Even with languages that use multiple words for love, I wonder if these are adequate to describe the particularities of love. I have a specific kind of love in mind that seems especially difficult to name: the love of a teacher for her students. For me, back-to-school season conjures images of new notebooks, fresh pencils (soon to be lost, alas), nametags, and rosters of new students to know and love and with whom to learn. The moment I see their names on my list and begin practicing saying their lovely names, I love them. As I imagine who they will be and what we will discover together, I already love them. As I wait for them on the morning of the first day (or even see the early-birds who wait outside in the pre-dawn light to be let in), I am filled with a deep and true love for them.

What word exists for this? Is it the same word I would use in February, on a dreary day when we’re all tired and cold and yet we muddle through Monday together? Is it the same word I’d use for students who visit my classroom a year after I’ve taught them? This love encompasses so many sacred moments of watching them struggle, grapple, grow, and mature. It also includes the times when I have to have hard conversations about working to their true potential and not just to an adequate grade. Reading a poem that a student wrote with vulnerability, hearing a very shy student venturing an opinion, joking with a student who is perpetually late, praying for each student by name while their heads are bent while taking a test—these holy, mundane moments make up my love for them. And what word is there for this kind of love? It’s not the love of a parent or friend. It is something altogether unique and different.

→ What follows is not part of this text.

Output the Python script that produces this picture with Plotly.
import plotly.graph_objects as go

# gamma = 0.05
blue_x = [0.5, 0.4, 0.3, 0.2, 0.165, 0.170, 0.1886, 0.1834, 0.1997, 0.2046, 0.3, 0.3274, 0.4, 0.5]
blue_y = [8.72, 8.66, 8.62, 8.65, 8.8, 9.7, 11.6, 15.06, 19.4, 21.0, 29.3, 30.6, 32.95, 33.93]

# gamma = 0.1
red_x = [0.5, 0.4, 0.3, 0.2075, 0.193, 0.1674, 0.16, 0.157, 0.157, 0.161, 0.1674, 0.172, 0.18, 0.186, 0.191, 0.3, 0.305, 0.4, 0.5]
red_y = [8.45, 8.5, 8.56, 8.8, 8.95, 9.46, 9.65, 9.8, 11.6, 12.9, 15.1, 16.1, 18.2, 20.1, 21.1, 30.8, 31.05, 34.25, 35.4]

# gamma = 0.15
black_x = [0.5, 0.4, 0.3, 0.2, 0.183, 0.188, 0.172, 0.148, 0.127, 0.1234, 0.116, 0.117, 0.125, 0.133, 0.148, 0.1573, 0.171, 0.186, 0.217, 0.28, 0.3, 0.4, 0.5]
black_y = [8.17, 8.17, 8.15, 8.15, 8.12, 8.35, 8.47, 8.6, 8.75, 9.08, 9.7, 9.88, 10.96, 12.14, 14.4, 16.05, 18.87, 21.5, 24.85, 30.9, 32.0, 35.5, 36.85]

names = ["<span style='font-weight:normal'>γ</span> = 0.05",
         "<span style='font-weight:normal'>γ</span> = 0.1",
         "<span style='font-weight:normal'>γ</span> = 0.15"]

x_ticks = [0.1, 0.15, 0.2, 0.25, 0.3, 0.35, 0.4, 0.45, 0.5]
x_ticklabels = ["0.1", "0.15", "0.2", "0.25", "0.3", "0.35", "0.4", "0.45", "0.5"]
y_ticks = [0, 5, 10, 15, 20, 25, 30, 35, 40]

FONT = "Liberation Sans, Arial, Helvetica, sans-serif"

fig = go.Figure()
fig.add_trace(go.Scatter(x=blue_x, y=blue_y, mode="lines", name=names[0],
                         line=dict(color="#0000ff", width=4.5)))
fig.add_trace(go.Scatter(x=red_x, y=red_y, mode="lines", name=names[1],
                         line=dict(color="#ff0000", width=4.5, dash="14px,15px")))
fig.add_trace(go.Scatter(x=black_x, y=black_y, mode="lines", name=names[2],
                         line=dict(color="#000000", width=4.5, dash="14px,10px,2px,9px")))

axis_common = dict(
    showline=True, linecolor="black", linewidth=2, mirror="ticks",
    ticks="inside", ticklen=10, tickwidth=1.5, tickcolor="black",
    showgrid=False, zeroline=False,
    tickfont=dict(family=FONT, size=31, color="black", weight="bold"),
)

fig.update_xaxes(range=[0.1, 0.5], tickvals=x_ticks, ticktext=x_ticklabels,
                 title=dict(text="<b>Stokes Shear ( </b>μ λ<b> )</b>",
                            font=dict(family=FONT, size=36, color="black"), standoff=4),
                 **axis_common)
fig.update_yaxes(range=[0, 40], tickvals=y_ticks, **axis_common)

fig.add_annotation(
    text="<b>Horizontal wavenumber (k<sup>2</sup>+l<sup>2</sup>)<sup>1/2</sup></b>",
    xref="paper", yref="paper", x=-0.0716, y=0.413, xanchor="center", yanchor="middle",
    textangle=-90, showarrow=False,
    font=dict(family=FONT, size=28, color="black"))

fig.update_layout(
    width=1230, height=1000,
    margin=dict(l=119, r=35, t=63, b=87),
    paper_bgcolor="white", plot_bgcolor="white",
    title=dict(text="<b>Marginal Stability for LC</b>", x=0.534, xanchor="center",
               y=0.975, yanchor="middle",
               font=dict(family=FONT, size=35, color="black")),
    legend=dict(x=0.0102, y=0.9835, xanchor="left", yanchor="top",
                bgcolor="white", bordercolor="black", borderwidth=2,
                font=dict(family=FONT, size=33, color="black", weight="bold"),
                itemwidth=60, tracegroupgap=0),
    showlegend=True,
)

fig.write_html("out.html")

Using Lewis’ language, the love between teachers and students seems to be a “Gift-Love.” He says that “among our Gift-loves those are most God-like which are most boundless and unwearied in giving. . . . Their joy, their energy, their patience, their readiness to forgive, their desire for the good of the beloved—all this is a real and all but adorable image of the Divine life.” Yes. This is getting closer to what I am trying to say. What underscores any type of true love is, as Lewis says, the desire for the good of the beloved. The teacher desires his students’ good, yet not in the same way a parent or friend does. This love is not quite philia or storgé. Perhaps it is closest to agape, the charitable love. But this, too, is a bit too broad. The teacher knows her students as individuals. She knows the shape of their handwriting, the sound of their sneezes, the energy they do or don’t have on a Tuesday at 2:00 p.m.

Therefore, affection can be ruled out. The love of a teacher for his students is much larger than mere affection. Lewis notes, “Lovers are normally face to face, absorbed in each other; Friends, side by side, absorbed in some common interest.” This seems closer to what teachers and students share: a common interest. Side by side, they pursue learning together. Lewis goes on to say that when two or more people recognize a shared vision, friendship is born. But is this what teachers and students do? Or does a teacher help shape the vision for the students?

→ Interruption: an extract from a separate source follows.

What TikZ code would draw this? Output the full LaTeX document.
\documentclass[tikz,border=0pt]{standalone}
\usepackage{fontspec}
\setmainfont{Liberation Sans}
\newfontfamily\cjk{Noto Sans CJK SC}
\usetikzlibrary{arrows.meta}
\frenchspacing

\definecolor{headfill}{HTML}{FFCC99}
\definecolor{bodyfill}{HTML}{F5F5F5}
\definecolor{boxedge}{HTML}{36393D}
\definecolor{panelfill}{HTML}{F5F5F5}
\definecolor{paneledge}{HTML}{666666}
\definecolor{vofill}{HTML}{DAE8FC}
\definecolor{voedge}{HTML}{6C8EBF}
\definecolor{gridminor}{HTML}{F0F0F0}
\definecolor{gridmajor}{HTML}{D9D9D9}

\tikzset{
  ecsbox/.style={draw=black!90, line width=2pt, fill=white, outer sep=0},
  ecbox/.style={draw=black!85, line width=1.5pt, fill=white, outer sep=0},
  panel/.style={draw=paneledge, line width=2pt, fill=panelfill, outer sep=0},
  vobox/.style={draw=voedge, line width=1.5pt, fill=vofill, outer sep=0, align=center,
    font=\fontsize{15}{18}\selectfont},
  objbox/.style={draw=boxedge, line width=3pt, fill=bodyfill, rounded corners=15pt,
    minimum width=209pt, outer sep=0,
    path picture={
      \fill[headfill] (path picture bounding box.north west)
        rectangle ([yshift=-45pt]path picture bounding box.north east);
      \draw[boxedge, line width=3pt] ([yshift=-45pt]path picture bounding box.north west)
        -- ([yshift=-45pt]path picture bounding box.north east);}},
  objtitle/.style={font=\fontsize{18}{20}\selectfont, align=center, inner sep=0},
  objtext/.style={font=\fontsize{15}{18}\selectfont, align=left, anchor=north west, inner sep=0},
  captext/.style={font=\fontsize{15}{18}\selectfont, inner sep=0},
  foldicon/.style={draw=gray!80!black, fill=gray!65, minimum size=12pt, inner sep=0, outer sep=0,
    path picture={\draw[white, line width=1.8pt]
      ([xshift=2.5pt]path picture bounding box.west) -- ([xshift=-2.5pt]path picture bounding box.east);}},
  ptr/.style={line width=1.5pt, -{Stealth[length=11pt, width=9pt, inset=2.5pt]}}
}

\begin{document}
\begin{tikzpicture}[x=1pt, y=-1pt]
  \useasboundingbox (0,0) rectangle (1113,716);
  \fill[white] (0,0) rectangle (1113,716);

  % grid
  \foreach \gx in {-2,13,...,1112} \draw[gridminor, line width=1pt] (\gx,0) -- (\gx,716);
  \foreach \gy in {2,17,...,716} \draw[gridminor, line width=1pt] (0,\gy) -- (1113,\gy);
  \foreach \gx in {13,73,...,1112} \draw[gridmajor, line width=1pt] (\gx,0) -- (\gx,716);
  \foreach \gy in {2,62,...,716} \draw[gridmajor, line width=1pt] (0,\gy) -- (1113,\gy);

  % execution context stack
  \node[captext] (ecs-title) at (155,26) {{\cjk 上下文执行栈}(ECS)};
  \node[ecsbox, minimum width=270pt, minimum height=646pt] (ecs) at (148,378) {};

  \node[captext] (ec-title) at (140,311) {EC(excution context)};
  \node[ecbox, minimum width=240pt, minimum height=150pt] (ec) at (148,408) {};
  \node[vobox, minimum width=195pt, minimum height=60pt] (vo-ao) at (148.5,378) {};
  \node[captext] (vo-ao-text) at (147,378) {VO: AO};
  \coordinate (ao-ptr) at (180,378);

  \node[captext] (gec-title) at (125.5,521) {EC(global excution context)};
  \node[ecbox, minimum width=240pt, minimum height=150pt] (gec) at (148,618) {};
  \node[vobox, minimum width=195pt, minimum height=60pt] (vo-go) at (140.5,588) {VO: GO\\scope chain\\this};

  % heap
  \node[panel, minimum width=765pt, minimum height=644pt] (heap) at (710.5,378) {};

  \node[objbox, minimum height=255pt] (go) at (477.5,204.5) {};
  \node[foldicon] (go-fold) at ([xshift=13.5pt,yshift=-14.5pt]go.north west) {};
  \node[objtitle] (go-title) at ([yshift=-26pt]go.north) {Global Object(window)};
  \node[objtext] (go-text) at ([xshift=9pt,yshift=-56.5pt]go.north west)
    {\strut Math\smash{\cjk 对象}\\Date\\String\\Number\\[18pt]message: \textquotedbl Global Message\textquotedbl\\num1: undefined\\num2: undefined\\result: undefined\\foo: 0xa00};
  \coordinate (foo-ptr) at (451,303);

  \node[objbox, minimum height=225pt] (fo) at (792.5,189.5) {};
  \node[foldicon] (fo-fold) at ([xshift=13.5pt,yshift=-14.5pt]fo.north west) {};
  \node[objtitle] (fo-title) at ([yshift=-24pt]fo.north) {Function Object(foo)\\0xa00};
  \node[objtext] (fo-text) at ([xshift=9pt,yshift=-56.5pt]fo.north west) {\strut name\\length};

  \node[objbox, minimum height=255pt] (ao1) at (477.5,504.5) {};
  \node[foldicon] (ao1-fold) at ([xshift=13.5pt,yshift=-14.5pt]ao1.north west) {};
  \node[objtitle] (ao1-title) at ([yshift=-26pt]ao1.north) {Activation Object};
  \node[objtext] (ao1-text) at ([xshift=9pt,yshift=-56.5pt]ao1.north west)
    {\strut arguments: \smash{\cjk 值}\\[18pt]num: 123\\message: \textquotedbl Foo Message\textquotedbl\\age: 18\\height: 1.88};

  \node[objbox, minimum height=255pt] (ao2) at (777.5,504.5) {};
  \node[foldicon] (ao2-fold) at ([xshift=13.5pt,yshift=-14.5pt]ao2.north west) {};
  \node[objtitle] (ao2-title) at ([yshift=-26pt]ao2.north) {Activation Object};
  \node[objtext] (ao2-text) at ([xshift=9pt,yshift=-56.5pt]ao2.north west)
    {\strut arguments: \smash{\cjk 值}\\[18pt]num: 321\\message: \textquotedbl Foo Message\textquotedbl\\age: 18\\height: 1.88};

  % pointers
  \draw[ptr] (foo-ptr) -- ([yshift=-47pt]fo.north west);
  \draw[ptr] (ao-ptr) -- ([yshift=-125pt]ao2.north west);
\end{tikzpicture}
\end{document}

Plutarch has said that “education is not the filling of a pail, but the lighting of a fire.” Benjamin Jowett, in his introduction to Plato’s Republic, describes Plato’s concept of enlightenment in a similar way: “Education is represented by [Plato], not as the filling of a vessel, but as turning the eye of the soul towards the light.” Perhaps, with these definitions in mind, the teacher guides or turns the students’ vision toward the light, toward God. This is certainly a form of love, as God is the ultimate good a person can desire for the beloved. And to go back to the first point, as St. John says, “God is love.”

My love for my students begins before I even meet them, deepens as I get to know them, and continues when they are no longer in my class. This love doesn’t need anything from them and doesn’t require reciprocity (although I receive so much from them and they give freely). It stands in awe of who they are, of their humor, kindness, openness, generosity, curiosity, resilience, perseverance, and grace. It fortifies when it is difficult to love them, when patience and forgiveness and humility are required. It’s a humbling love.

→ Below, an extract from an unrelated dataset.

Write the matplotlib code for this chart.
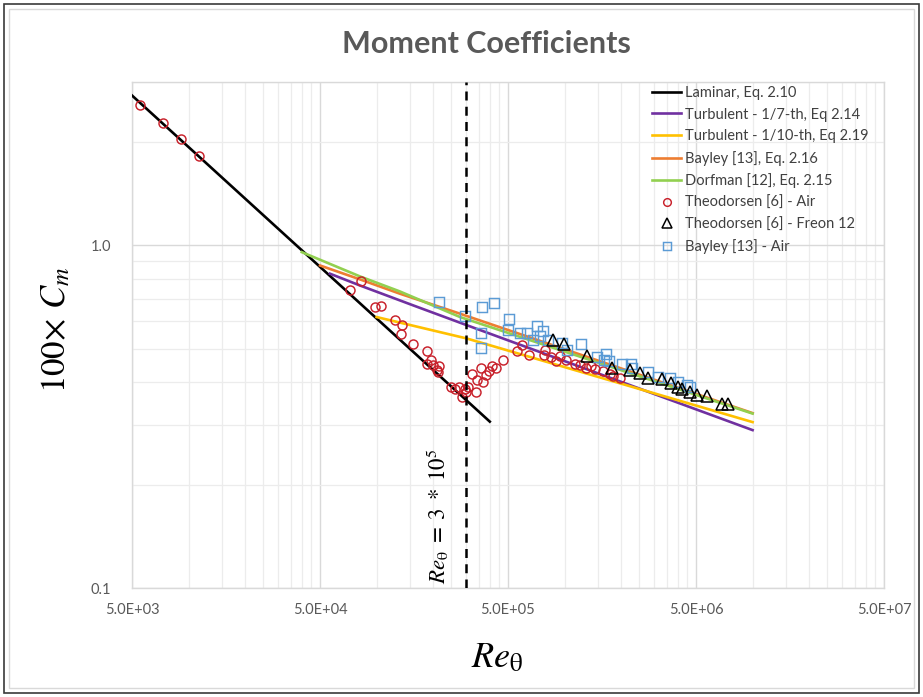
import matplotlib
matplotlib.use("Agg")
import matplotlib.pyplot as plt
from matplotlib.ticker import FixedLocator, NullFormatter, FixedFormatter
from matplotlib.patches import Rectangle
import numpy as np

plt.rcParams['font.family'] = ['Lato', 'DejaVu Sans']
plt.rcParams['mathtext.fontset'] = 'stix'

# ---------------- data ----------------
lam_re = [5.0e3, 4.0e5]
lam_cm = [2.74, 0.306]

t7_re = [5.65e4, 8.16e4, 1.57e5, 3.02e5, 1.0e7]
t7_cm = [0.827, 0.764, 0.668, 0.585, 0.289]

t10_re = [1.0e5, 3.02e5, 1.0e7]
t10_cm = [0.618, 0.535, 0.305]

bay_re = [5.0e4, 8.16e4, 1.33e5, 2.78e5, 1.0e7]
bay_cm = [0.874, 0.796, 0.723, 0.632, 0.324]

dorf_re = [4.0e4, 8.16e4, 1.33e5, 2.78e5, 6.55e5, 1.0e7]
dorf_cm = [0.956, 0.812, 0.734, 0.618, 0.529, 0.323]

theo_air_re = [5.5e3, 7.3e3, 9.15e3, 1.13e4,
               7.2e4, 8.26e4, 9.8e4, 1.05e5, 1.25e5, 1.36e5, 1.35e5, 1.57e5,
               1.85e5, 1.94e5, 1.85e5, 2.0e5, 2.15e5, 2.1e5, 2.13e5,
               2.5e5, 2.6e5, 2.75e5, 2.95e5, 3.07e5, 2.85e5, 2.99e5,
               3.2e5, 3.6e5, 3.4e5, 3.38e5, 3.7e5, 3.8e5, 3.97e5, 4.1e5, 4.3e5,
               4.7e5, 5.56e5, 5.96e5, 6.5e5, 7.87e5, 7.76e5, 8.43e5, 9.0e5,
               9.4e5, 1.02e6, 1.14e6, 1.21e6, 1.30e6, 1.38e6, 1.46e6, 1.6e6,
               1.74e6, 1.82e6, 1.97e6]
theo_air_cm = [2.57, 2.28, 2.04, 1.83,
               0.739, 0.787, 0.661, 0.667, 0.604, 0.585, 0.553, 0.517,
               0.492, 0.464, 0.450, 0.447, 0.445, 0.432, 0.427,
               0.386, 0.382, 0.385, 0.382, 0.386, 0.361, 0.373,
               0.421, 0.440, 0.404, 0.373, 0.400, 0.418, 0.430, 0.444, 0.440,
               0.462, 0.492, 0.511, 0.480, 0.496, 0.480, 0.472, 0.460,
               0.476, 0.464, 0.450, 0.447, 0.440, 0.444, 0.437, 0.430,
               0.421, 0.415, 0.410]

theo_fr_re = [8.65e5, 9.93e5, 1.32e6, 1.78e6, 2.23e6, 2.52e6, 2.79e6, 3.29e6,
              3.67e6, 4.03e6, 4.2e6, 4.65e6, 5.04e6, 5.7e6, 6.85e6, 7.43e6]
theo_fr_cm = [0.529, 0.514, 0.475, 0.440, 0.432, 0.423, 0.411, 0.407,
              0.397, 0.386, 0.382, 0.374, 0.365, 0.364, 0.345, 0.344]

bay_air_re = [2.16e5, 2.95e5, 3.62e5, 4.21e5, 3.58e5, 3.58e5, 5.06e5, 5.0e5,
              5.79e5, 6.29e5, 6.76e5, 7.16e5, 7.65e5, 7.4e5, 8.19e5, 9.65e5,
              1.03e6, 1.23e6, 1.48e6, 1.66e6, 1.62e6, 1.73e6, 2.03e6, 2.25e6,
              2.27e6, 2.79e6, 3.15e6, 3.64e6, 4.03e6, 4.46e6, 4.65e6]
bay_air_cm = [0.684, 0.621, 0.661, 0.679, 0.555, 0.503, 0.611, 0.568,
              0.555, 0.555, 0.528, 0.581, 0.562, 0.543, 0.528, 0.519,
              0.494, 0.514, 0.472, 0.481, 0.464, 0.460, 0.450, 0.452,
              0.440, 0.427, 0.413, 0.409, 0.400, 0.391, 0.386]

re_crit = 3.0e5

xtick_vals = [5e3, 5e4, 5e5, 5e6, 5e7]
xtick_labels = ["5.0E+03", "5.0E+04", "5.0E+05", "5.0E+06", "5.0E+07"]
ytick_vals = [0.1, 1.0]
ytick_labels = ["0.1", "1.0"]

labels = ["Laminar, Eq. 2.10", "Turbulent - 1/7-th, Eq 2.14",
          "Turbulent - 1/10-th, Eq 2.19", "Bayley [13], Eq. 2.16",
          "Dorfman [12], Eq. 2.15", "Theodorsen [6] - Air",
          "Theodorsen [6] - Freon 12", "Bayley [13] - Air"]

# ---------------- figure ----------------
W, H = 923, 697
fig = plt.figure(figsize=(W / 100, H / 100), dpi=100)
fig.patch.set_facecolor('white')

# outer frame
fig.add_artist(Rectangle((4 / W, 4 / H), (W - 8) / W, (H - 8) / H, transform=fig.transFigure,
                         fill=False, edgecolor='#3a3a3a', linewidth=1.2))
fig.add_artist(Rectangle((9 / W, 9 / H), (W - 18) / W, (H - 18) / H, transform=fig.transFigure,
                         fill=False, edgecolor='#d9d9d9', linewidth=1.0))

ax = fig.add_axes([132 / W, 1 - 588 / H, 752 / W, 506 / H])
ax.set_xscale('log')
ax.set_yscale('log')
ax.set_xlim(5e3, 5e7)
ax.set_ylim(0.1, 3.0)

# ticks / grid
ax.xaxis.set_major_locator(FixedLocator(xtick_vals))
ax.xaxis.set_major_formatter(FixedFormatter(xtick_labels))
xminor = [5e3 * k * 10 ** n for n in range(4) for k in range(2, 10)]
ax.xaxis.set_minor_locator(FixedLocator(xminor))
ax.xaxis.set_minor_formatter(NullFormatter())
ax.yaxis.set_major_locator(FixedLocator(ytick_vals))
ax.yaxis.set_major_formatter(FixedFormatter(ytick_labels))
yminor = [0.1 * k for k in range(2, 10)] + [2.0, 3.0]
ax.yaxis.set_minor_locator(FixedLocator(yminor))
ax.yaxis.set_minor_formatter(NullFormatter())
ax.tick_params(which='both', length=0)
ax.tick_params(axis='x', pad=11, labelsize=10.5, labelcolor='#595959')
ax.tick_params(axis='y', pad=15, labelsize=10.5, labelcolor='#595959')
ax.grid(which='major', color='#d9d9d9', linewidth=1.0)
ax.grid(which='minor', color='#ececec', linewidth=0.9)
ax.set_axisbelow(True)
for s in ax.spines.values():
    s.set_color('#d9d9d9')
    s.set_linewidth(1.0)

lw = 1.9
ax.plot(lam_re, lam_cm, color='black', lw=lw, label=labels[0], zorder=3)
ax.plot(t7_re, t7_cm, color='#7030a0', lw=lw, label=labels[1], zorder=3)
ax.plot(t10_re, t10_cm, color='#ffc000', lw=lw, label=labels[2], zorder=3)
ax.plot(bay_re, bay_cm, color='#ed7d31', lw=lw, label=labels[3], zorder=3)
ax.plot(dorf_re, dorf_cm, color='#92d050', lw=lw, label=labels[4], zorder=3)
ax.plot(theo_air_re, theo_air_cm, ls='none', marker='o', ms=6.5, mfc='none',
        mec='#c8202a', mew=1.05, label=labels[5], zorder=4)
ax.plot(theo_fr_re, theo_fr_cm, ls='none', marker='^', ms=8, mfc='none',
        mec='black', mew=1.1, label=labels[6], zorder=5)
ax.plot(bay_air_re, bay_air_cm, ls='none', marker='s', ms=6.5, mfc='none',
        mec='#5b9bd5', mew=1.05, label=labels[7], zorder=4)

ax.axvline(re_crit, color='black', lw=1.8, dashes=(3.6, 2.5), zorder=6)
ax.text(2.1e5, 0.103, r'$Re_{\mathrm{θ}}\;=\;3\;*\;10^{5}$', rotation=90, ha='center',
        va='bottom', fontsize=16.5, color='black', zorder=7)

leg = ax.legend(loc='upper left', bbox_to_anchor=(652 / W, 1 - 86 / H),
                bbox_transform=fig.transFigure, frameon=False, borderpad=0,
                handlelength=2.0, handletextpad=0.25, labelspacing=0.52,
                fontsize=10.5, numpoints=1, borderaxespad=0, markerscale=0.85)
for t in leg.get_texts():
    t.set_color('#404040')

fig.text(486 / W, 1 - 44 / H, 'Moment Coefficients', ha='center', va='center',
         fontsize=22, fontweight='bold', color='#595959')
fig.text(56 / W, 1 - 330 / H, r'$100\!\times\,C_m$', rotation=90, ha='center', va='center',
         fontsize=25, color='black')
fig.text(497 / W, 1 - 657 / H, r'$Re_{\mathrm{θ}}$', ha='center', va='center',
         fontsize=26, color='black')

fig.savefig('out.png', dpi=100)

As Maya Angelou said, “At the end of the day people won’t remember what you said or did, they will remember how you made them feel.” If, at the end of a year in my class, my students forget what I said or even what I taught (and I really hope they don’t forget what I taught), at the very least, I pray they will remember feeling deeply, abundantly known and loved. Words are still imprecise, no matter the language, but I hope my students will understand that the world around them is a love story—the story of God’s love for humanity. The story tells of God continually reaching out in love for them and that one of the ways he does this is through their teachers who do their best to love them as he does.

Or, fittingly for a teacher-student description of love, maybe it is better to say that the teacher is “a little pencil in God’s hands,” using Mother Teresa’s words. In his book, Lewis lays out the four loves, borrowing from the Greeks: eros, agape, philia, and storgé. But with all of these, the love of a teacher for his students doesn’t quite fit. It is somewhere between affection, friendship, family, and charity-based love. But, like all loves, it is a glimpse of heavenly communion, giving and receiving, and gathering at the table together.